Based on your most recent comment, I think you should consider
a 2-state Markov chain to produce a sequence of random variables
$X_i,$ taking values in $\{0, 1\},$ roughly as follows:
Start with
a deterministic or random $X_1.$ Then
(i) $P\{X_{i+1} = 1|X_i = 0\} = \alpha,$ and
(ii) $P\{X_{i+1} = 0|X_i = 1\} = \beta.$
The parameters $\alpha$ and $\beta$ are the respective
probabilities of 'changing state' from one $X_i$ to the next. To avoid certain kinds of deterministic sequences, you may want to use $0 < \alpha, \beta < 1.$ If $\alpha = 1 - \beta,$ then the sequence is
independent.
By induction, one can show that
$$P\{X_{1+r} = 0|X_1 = 0\} = \frac{\beta}{\alpha+\beta}
+ \frac{\alpha(1-\alpha - \beta)^r}{\alpha+\beta}.$$
If $|1-\alpha - \beta| < 1$, then in the long run
$P\{X_n = 0\} \approx \beta/(\alpha+\beta),$ regardless of the
value of $X_1.$
Moreover, there are similar formulas for the '$r$-step transitions'
from 0 to 1, 1 to 0, and 1 to 1. Of course, I am skipping over
a lot of detail here.
Perhaps
there is a rich enough variety of models here to satisfy your
curiosity as to what happens when independence fails in this way.

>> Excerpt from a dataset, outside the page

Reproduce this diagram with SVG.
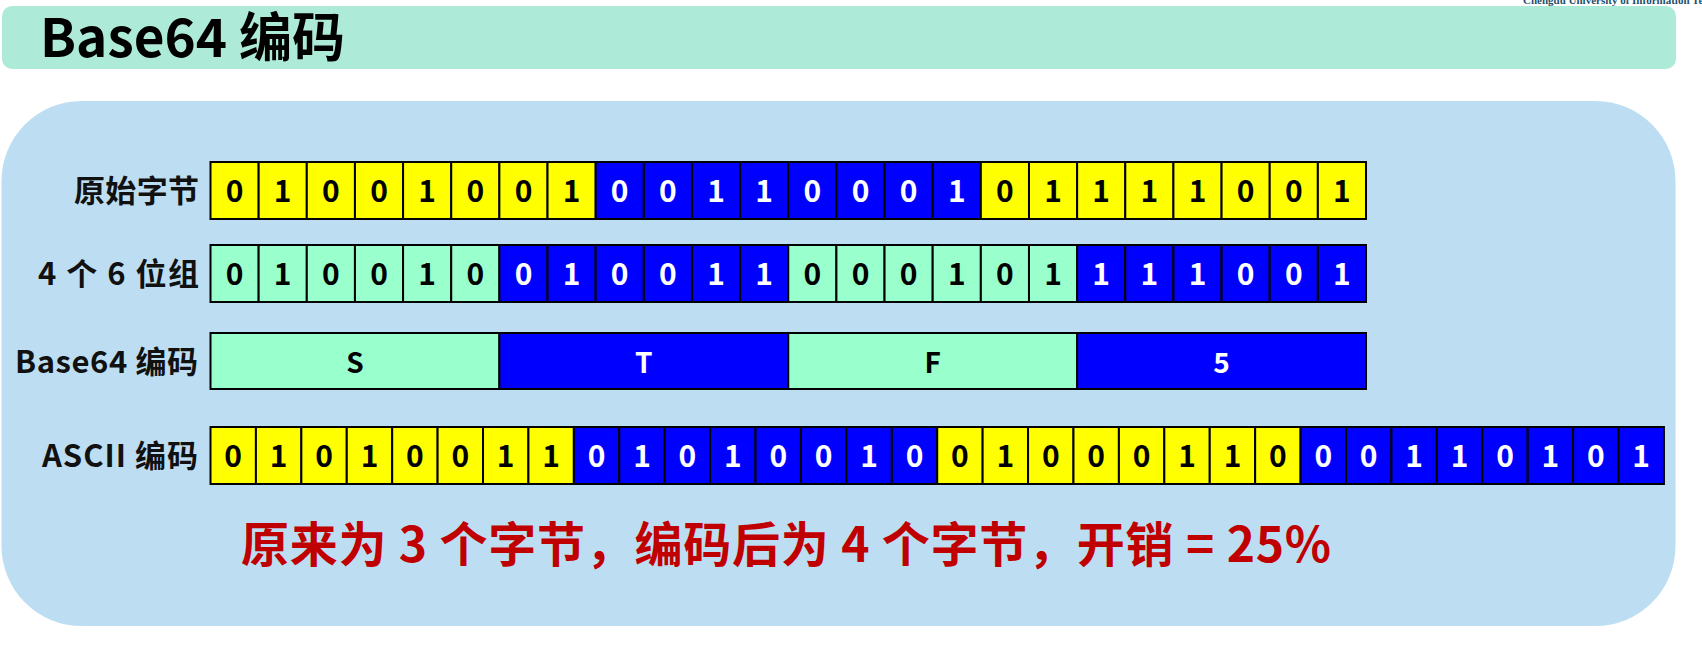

Later chapters in many probability books have a complete
development of the theory of 2-state Markov chains. Also there
are several good elemeentary books just on Markov chains.
[Google '2-state Markov Chain'. One reference among many is Chapter 6 of Suess and Trumbo (2010), Springer, in which I have a personal interest.]